Als Ermächtigung ­ ggf. auch verbunden mit einer Verpflichtung - für eine Datenweitergabe ohne Zustimmung kommen insb. in Betracht:

- § 69 SGB X: Diese bereits erwähnte Regelung stellt eine sehr umfassende Ermächtigung dar. Danach können Daten auch an einen Dritten weitergegeben werden, wenn es zur Aufgabenerfüllung des Jugendamts gehört oder der Dritte diese Daten zur eigenen Aufgabenerfüllung benötigt. Die Befugnis umfasst jedoch nicht die Weitergabe an Dritte, die nicht Stellen im Sinne des § 35 SGB I sind. D.h. die Weitergabe an Schulen, Polizei und Gesundheitsämter kann nicht auf diese Vorschrift gestützt werden. Unabhängig von dieser Einschränkung ist eine Übermittlung nach § 69 SGB X ebenfalls unzulässig, wenn der Erfolg für die Kinder- und Jugendhilfeleistung dadurch in Frage gestellt wird (§ 64 Abs. 2 SGB VIII).

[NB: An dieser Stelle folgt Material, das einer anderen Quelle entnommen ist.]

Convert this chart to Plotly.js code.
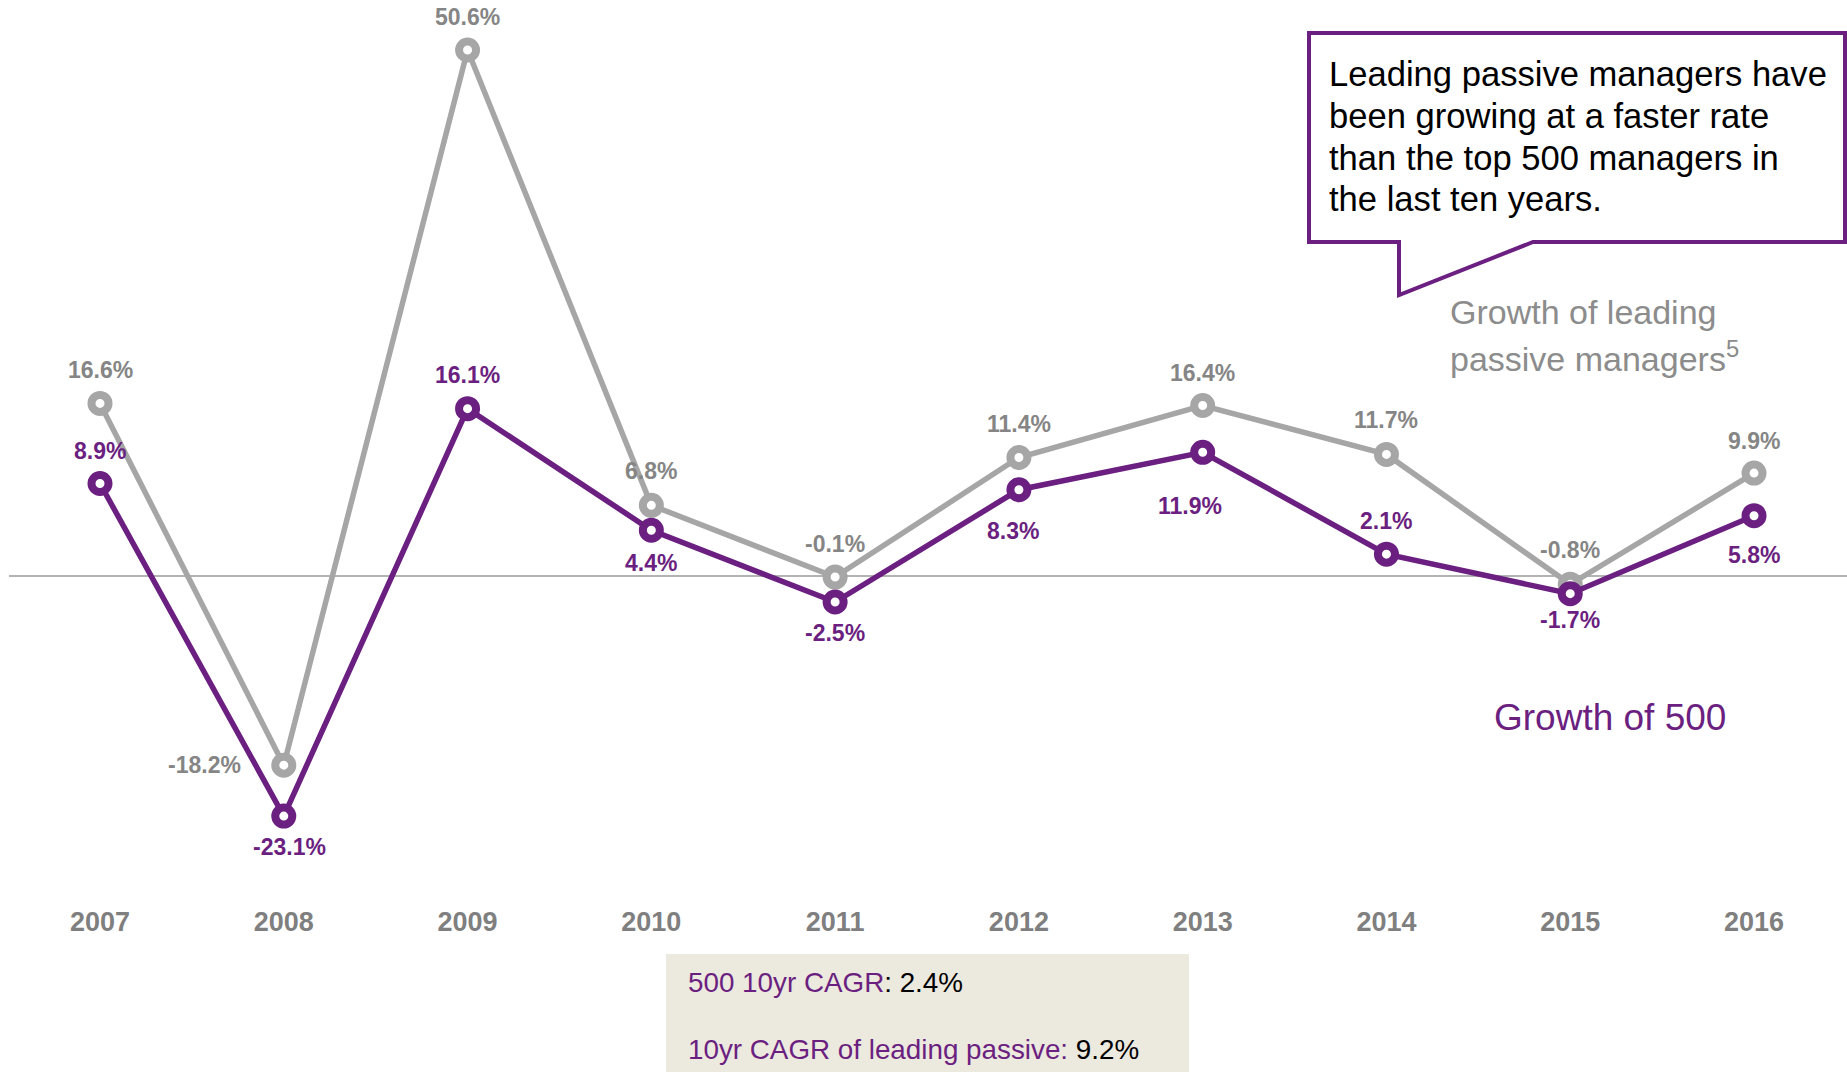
<!DOCTYPE html>
<html>
<head>
<meta charset="utf-8">
<script src="https://cdn.plot.ly/plotly-3.0.1.min.js"></script>
<style>
html,body{margin:0;padding:0;background:#fff;overflow:hidden;}
#chart{width:1847px;height:1072px;}
</style>
</head>
<body>
<div id="chart"></div>
<script>
// ---- data ----
const years = [2007, 2008, 2009, 2010, 2011, 2012, 2013, 2014, 2015, 2016];
const yearLabels = ['2007', '2008', '2009', '2010', '2011', '2012', '2013', '2014', '2015', '2016'];
const passiveGrowth = [16.6, -18.2, 50.6, 6.8, -0.1, 11.4, 16.4, 11.7, -0.8, 9.9];
const top500Growth = [8.9, -23.1, 16.1, 4.4, -2.5, 8.3, 11.9, 2.1, -1.7, 5.8];
const seriesNames = ['Growth of leading passive managers', 'Growth of 500'];
const calloutLines = ['Leading passive managers have', 'been growing at a faster rate', 'than the top 500 managers in', 'the last ten years.'];
const cagrLabels = ['500 10yr CAGR', '10yr CAGR of leading passive:'];
const cagrValues = ['2.4%', '9.2%'];

// ---- label placement (pixel offsets from the marker: dx right, dy down) ----
const passiveLabelDx = [0, -79, 0, 0, 0, 0, 0, 0, 0, 0];
const passiveLabelDy = [-33, 0, -33, -34, -33, -34, -33, -34, -34, -32];
const top500LabelDx = [0, 6, 0, 0, 0, -6, -13, 0, 0, 0];
const top500LabelDy = [-32, 31, -34, 33, 31, 41, 54, -33, 26, 39];

// ---- styling ----
const W = 1847, H = 1072;
const PURPLE = '#6b1f80';
const GRAY_LINE = '#a6a6a6';
const GRAY_TEXT = '#858585';
const FONT = 'Liberation Sans, Arial, Helvetica, sans-serif';

// pixel frame: year 2007 at x=100, step 183.78 px; value 0 at y=576, 10.395 px per %
const X0PX = 100, XSTEP = 183.78, Y0PX = 576, YSCALE = 10.395;
const xRange = [2007 - X0PX / XSTEP, 2007 + (W - X0PX) / XSTEP];
const yRange = [(Y0PX - H) / YSCALE, Y0PX / YSCALE];
const px = p => p / W;            // pixel x -> paper x
const py = p => 1 - p / H;        // pixel y -> paper y

const fmt = v => v.toFixed(1) + '%';

const traces = [
  {
    x: years, y: passiveGrowth, name: seriesNames[0], type: 'scatter', mode: 'lines+markers',
    line: {color: GRAY_LINE, width: 5.5},
    marker: {symbol: 'circle', size: 17, color: '#ffffff', line: {color: GRAY_LINE, width: 8}},
    cliponaxis: false, hoverinfo: 'skip'
  },
  {
    x: years, y: top500Growth, name: seriesNames[1], type: 'scatter', mode: 'lines+markers',
    line: {color: PURPLE, width: 5.5},
    marker: {symbol: 'circle', size: 17, color: '#ffffff', line: {color: PURPLE, width: 8}},
    cliponaxis: false, hoverinfo: 'skip'
  }
];

const annotations = [];
years.forEach((yr, i) => {
  annotations.push({
    x: yr, y: passiveGrowth[i], xref: 'x', yref: 'y', showarrow: false,
    text: fmt(passiveGrowth[i]), xshift: passiveLabelDx[i], yshift: -passiveLabelDy[i],
    xanchor: 'center', yanchor: 'middle',
    font: {family: FONT, size: 23, color: GRAY_TEXT, weight: 'bold'}
  });
  annotations.push({
    x: yr, y: top500Growth[i], xref: 'x', yref: 'y', showarrow: false,
    text: fmt(top500Growth[i]), xshift: top500LabelDx[i], yshift: -top500LabelDy[i],
    xanchor: 'center', yanchor: 'middle',
    font: {family: FONT, size: 23, color: PURPLE, weight: 'bold'}
  });
});

// callout text
calloutLines.forEach((t, i) => {
  annotations.push({
    x: px(1327), y: py(73.5 + 42 * i), xref: 'paper', yref: 'paper', showarrow: false,
    text: t, xanchor: 'left', yanchor: 'middle',
    font: {family: FONT, size: 34.6, color: '#000000'}
  });
});

// series labels
annotations.push({
  x: px(1448), y: py(312), xref: 'paper', yref: 'paper', showarrow: false,
  text: 'Growth of leading', xanchor: 'left', yanchor: 'middle',
  font: {family: FONT, size: 34, color: '#8c8c8c'}
});
annotations.push({
  x: px(1448), y: py(356), xref: 'paper', yref: 'paper', showarrow: false,
  text: 'passive managers<sup>5</sup>', xanchor: 'left', yanchor: 'middle',
  font: {family: FONT, size: 34, color: '#8c8c8c'}
});
annotations.push({
  x: px(1492), y: py(717.7), xref: 'paper', yref: 'paper', showarrow: false,
  text: seriesNames[1], xanchor: 'left', yanchor: 'middle',
  font: {family: FONT, size: 37, color: PURPLE}
});

// CAGR box text
annotations.push({
  x: px(686), y: py(982), xref: 'paper', yref: 'paper', showarrow: false,
  text: '<span style="color:' + PURPLE + '">' + cagrLabels[0] + '</span>: ' + cagrValues[0],
  xanchor: 'left', yanchor: 'middle',
  font: {family: FONT, size: 27.8, color: '#000000'}
});
annotations.push({
  x: px(686), y: py(1049), xref: 'paper', yref: 'paper', showarrow: false,
  text: '<span style="color:' + PURPLE + '">' + cagrLabels[1] + '</span> ' + cagrValues[1],
  xanchor: 'left', yanchor: 'middle',
  font: {family: FONT, size: 27.8, color: '#000000'}
});

const calloutPath = [
  [1309, 33], [1845, 33], [1845, 242], [1533, 242], [1399, 295], [1399, 242], [1309, 242]
].map((p, i) => (i ? 'L' : 'M') + px(p[0]).toFixed(5) + ',' + py(p[1]).toFixed(5)).join(' ') + ' Z';

const shapes = [
  {type: 'line', xref: 'paper', yref: 'y', x0: px(9), x1: 1, y0: 0, y1: 0,
   line: {color: '#b3b3b3', width: 1.8}, layer: 'below'},
  {type: 'path', xref: 'paper', yref: 'paper', path: calloutPath,
   fillcolor: '#ffffff', line: {color: PURPLE, width: 4}, layer: 'above'},
  {type: 'rect', xref: 'paper', yref: 'paper', x0: px(666), x1: px(1189), y0: py(954), y1: py(1072),
   fillcolor: '#ece9df', line: {width: 0}, layer: 'below'}
];

const layout = {
  width: W, height: H,
  margin: {l: 0, r: 0, t: 0, b: 0, pad: 0},
  paper_bgcolor: '#ffffff', plot_bgcolor: 'rgba(0,0,0,0)',
  showlegend: false,
  xaxis: {
    type: 'linear', range: xRange, fixedrange: true,
    tickmode: 'array', tickvals: years, ticktext: yearLabels,
    showgrid: false, zeroline: false, showline: false, ticks: '',
    anchor: 'free', position: py(903),
    tickfont: {family: FONT, size: 27, color: '#7f7f7f', weight: 'bold'}
  },
  yaxis: {
    range: yRange, visible: false, fixedrange: true,
    showgrid: false, zeroline: false
  },
  shapes: shapes,
  annotations: annotations
};

Plotly.newPlot('chart', traces, layout, {displayModeBar: false, staticPlot: true});
</script>
</body>
</html>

- Eine Übermittlung ist in den Fällen zulässig, in denen sogar anvertraute Daten weitergegeben werden könnten (vgl. hierzu Ausführung unten bei II. und V.).

- § 73 SGB X erlaubt die Übermittlung von Daten wegen eines Strafverfahrens von erheblicher Bedeutung oder eines Verbrechens. Die Anordnung erfolgt durch den Richter (§ 73 Abs. 3 SGB X). § 68 SGB X erlaubt eine Übermittlung ohne Zustimmung für die dort genannten Zwecke u.a. auch an die Polizei. Die Notwendigkeit der Einholung einer Aussagegenehmigung (vgl. hierzu unten bei V.3.) bleibt von diesen Übermittlungsbefugnissen unberührt.

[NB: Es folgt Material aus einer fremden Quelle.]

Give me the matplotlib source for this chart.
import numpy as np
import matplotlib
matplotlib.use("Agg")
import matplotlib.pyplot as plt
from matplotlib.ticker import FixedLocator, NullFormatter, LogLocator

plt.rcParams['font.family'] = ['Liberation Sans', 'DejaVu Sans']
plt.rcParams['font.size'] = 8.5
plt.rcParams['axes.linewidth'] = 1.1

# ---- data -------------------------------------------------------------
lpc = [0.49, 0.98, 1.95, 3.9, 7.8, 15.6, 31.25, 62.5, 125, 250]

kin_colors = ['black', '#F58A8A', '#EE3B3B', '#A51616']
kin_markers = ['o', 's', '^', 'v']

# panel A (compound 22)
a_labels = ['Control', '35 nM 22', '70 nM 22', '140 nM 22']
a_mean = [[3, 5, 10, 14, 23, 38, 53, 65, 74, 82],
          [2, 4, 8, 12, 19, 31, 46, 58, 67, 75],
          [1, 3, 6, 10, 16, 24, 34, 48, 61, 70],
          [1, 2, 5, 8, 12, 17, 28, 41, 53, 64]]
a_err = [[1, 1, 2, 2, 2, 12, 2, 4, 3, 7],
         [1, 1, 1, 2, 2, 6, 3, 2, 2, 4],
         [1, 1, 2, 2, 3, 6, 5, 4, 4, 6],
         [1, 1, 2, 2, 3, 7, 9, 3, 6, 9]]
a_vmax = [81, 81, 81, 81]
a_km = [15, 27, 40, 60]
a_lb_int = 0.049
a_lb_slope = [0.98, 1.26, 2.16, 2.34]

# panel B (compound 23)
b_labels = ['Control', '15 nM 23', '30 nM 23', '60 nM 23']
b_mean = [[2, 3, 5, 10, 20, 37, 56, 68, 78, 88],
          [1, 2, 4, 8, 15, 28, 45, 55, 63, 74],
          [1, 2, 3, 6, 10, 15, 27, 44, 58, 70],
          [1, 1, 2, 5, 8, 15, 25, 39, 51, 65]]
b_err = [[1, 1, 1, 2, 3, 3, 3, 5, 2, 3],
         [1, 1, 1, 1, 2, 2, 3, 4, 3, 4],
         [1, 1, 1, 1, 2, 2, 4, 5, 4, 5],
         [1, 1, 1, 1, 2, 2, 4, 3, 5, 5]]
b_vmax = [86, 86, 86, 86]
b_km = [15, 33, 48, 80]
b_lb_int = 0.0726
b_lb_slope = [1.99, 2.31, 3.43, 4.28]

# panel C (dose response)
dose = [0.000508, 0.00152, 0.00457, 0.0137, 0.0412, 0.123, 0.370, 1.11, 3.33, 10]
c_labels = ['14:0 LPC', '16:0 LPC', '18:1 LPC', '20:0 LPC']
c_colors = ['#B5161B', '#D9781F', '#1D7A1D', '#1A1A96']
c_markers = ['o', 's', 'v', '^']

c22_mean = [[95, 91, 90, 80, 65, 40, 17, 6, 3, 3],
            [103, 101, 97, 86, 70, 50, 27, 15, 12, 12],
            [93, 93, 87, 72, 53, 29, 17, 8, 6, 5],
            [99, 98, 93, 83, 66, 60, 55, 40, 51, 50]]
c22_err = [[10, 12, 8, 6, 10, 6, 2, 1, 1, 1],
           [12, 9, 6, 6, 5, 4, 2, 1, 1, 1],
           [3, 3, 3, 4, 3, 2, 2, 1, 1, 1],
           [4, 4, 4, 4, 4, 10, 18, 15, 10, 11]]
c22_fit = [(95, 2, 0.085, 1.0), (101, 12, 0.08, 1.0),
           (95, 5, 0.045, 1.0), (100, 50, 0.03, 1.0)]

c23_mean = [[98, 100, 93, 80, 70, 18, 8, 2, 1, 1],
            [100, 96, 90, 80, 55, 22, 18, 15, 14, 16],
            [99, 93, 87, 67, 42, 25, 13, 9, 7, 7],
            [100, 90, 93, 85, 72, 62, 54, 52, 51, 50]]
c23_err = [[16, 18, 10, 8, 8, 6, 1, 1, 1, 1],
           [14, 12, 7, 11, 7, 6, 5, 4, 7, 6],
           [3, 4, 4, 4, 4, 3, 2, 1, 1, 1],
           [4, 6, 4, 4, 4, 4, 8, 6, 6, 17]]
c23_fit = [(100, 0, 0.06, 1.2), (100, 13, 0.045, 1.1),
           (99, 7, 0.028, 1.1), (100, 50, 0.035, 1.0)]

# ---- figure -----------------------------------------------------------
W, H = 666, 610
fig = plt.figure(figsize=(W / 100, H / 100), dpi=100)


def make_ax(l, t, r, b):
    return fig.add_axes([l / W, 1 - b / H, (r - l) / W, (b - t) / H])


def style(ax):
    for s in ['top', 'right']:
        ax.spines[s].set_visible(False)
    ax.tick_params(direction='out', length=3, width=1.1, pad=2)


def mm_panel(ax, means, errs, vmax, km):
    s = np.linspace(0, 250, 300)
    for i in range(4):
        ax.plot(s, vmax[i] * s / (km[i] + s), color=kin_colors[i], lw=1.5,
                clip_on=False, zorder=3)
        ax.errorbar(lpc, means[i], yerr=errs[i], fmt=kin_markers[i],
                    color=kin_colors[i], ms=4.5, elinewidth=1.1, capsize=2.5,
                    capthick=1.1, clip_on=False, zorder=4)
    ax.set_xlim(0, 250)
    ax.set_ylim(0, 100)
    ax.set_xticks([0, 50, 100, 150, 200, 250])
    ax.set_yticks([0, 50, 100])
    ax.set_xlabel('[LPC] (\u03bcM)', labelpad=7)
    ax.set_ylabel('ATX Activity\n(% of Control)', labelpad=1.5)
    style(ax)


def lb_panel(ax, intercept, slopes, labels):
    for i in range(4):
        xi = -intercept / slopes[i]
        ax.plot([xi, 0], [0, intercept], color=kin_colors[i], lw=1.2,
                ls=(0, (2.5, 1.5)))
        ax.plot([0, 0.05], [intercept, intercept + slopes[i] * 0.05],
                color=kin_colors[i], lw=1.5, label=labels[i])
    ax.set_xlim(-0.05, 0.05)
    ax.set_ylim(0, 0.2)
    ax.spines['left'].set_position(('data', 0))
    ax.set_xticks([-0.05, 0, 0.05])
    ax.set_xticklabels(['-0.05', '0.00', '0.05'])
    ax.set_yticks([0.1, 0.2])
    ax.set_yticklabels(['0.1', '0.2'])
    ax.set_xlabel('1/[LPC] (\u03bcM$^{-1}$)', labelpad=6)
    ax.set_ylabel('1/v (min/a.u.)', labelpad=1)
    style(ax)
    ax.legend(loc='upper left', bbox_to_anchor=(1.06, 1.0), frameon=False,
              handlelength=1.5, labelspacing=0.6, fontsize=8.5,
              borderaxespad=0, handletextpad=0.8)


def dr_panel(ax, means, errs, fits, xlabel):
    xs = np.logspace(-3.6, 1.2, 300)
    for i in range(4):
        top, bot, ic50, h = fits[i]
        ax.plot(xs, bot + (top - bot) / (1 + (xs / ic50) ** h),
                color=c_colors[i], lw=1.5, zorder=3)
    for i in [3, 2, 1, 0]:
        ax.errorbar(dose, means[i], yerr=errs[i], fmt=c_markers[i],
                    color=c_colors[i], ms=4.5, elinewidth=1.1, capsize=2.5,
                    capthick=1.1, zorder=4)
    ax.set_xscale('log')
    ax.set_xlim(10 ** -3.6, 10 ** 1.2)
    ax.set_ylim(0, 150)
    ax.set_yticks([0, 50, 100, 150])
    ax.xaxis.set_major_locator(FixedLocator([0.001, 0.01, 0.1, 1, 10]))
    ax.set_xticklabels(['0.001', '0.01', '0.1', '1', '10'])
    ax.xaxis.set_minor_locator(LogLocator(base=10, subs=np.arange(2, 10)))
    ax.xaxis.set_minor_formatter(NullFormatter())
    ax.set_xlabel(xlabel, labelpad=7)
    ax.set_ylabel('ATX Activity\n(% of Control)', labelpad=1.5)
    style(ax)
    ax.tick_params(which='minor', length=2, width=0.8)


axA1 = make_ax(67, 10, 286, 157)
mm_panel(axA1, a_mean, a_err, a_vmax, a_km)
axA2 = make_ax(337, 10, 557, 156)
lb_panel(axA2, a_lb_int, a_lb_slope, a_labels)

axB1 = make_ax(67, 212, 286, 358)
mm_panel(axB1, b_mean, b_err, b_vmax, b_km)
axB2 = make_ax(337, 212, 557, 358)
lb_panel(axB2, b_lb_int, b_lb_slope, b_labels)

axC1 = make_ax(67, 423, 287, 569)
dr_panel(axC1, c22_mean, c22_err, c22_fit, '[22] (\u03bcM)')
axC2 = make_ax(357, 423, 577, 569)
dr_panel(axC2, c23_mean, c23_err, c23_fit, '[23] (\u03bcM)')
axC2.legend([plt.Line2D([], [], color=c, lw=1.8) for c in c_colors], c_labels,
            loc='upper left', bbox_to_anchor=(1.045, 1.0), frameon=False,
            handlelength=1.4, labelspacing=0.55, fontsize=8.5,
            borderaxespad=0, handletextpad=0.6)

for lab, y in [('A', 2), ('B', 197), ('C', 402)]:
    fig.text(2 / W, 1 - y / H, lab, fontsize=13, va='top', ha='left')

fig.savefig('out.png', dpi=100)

- § 71 SGB X nennt weitere Übermittlungsbefugnisse und ­verpflichtungen, wozu auch die Verhinderung schwerer Straftaten (§ 138 StGB) und der Schutz der öffentlichen Gesundheit nach dem Infektionsschutzgesetz (Verhinderung der Verbreitung besonders aufgezählter, ansteckender Krankheiten) gehören.

Bei der Übermittlung und Nutzung sind allerdings die besonderen Beschränkungen für anvertraute / geheimnisgeschützte Daten zu beachten (hierzu siehe unten bei II.).

8. Die Datenerhebung für die Zwecke nach § 52 SGB VIII (Mitwirkung in Verfahren nach dem Jugendgerichtsgesetz) ist auf Grund der nunmehrigen Einbeziehung in § 62 Abs. 3 Nr. 2 c SGB VIII auch ohne Mitwirkung des Betroffenen zulässig. Damit wird die Erhebung von Daten über den Betroffenen durch das Jugendamt, wenn dies für die Aufgaben nach § 52 SGB VIII erforderlich ist, erleichtert. Soweit dies z. B. in Stellungnahmen gegenüber dem Gericht für dessen Entscheidungsfindung im Sinne des § 52 SGB VIII erforderlich ist, folgt hieraus auch in Verbindung mit § 64 Abs. 1 SGB VIII eine Übermittlungs-/Offenbarungsbefugnis. Hierbei sind von der Jugendgerichtshilfe jedoch die Grenzen des § 65 SGB VIII bei anvertrauten Daten zu beachten.

9. Eine wichtige Besonderheit beinhaltet die Datenerhebung und ­ nutzung im Bereich der kindschaftrechtlichen Vertretung durch Beistandschaft, Amtspflegschaft und Amtsvormundschaft. Hierzu regelt § 61 Abs. 2 SGB VIII, dass nur der § 68 SGB VIII anzuwenden ist. Daher sind die §§ 62 bis 67 SGB VIII, § 35 SGB I und §§ 67 bis § 85a SGB X sämtlich nicht anwendbar. Anwendbar bleibt jedoch § 203 StGB . § 68 SGB VIII enthält im Übrigen ein abschließendes Zweckbindungsgebot, welches auch für andere Stellen gilt, an die Daten befugt übermittelt worden sind (§ 68 Abs. 4 SGB VIII). Hiermit ist einerseits eine Erleichterung für die Aufgabenerfüllung verbunden, da die Befugnisse weiter gefasst sind und andererseits eine Privilegierung verbunden, da kein Zugriff von außen wie von den Strafverfolgungsoder Ausländerbehörden nach SGB X zulässig ist. Die Beurteilung der Erforderlichkeit ist von Gesetzes wegen hier in besonderer Weise in die treuhand-ähnliche Vertrauensposition des Beistandes oder Vormundes gelegt.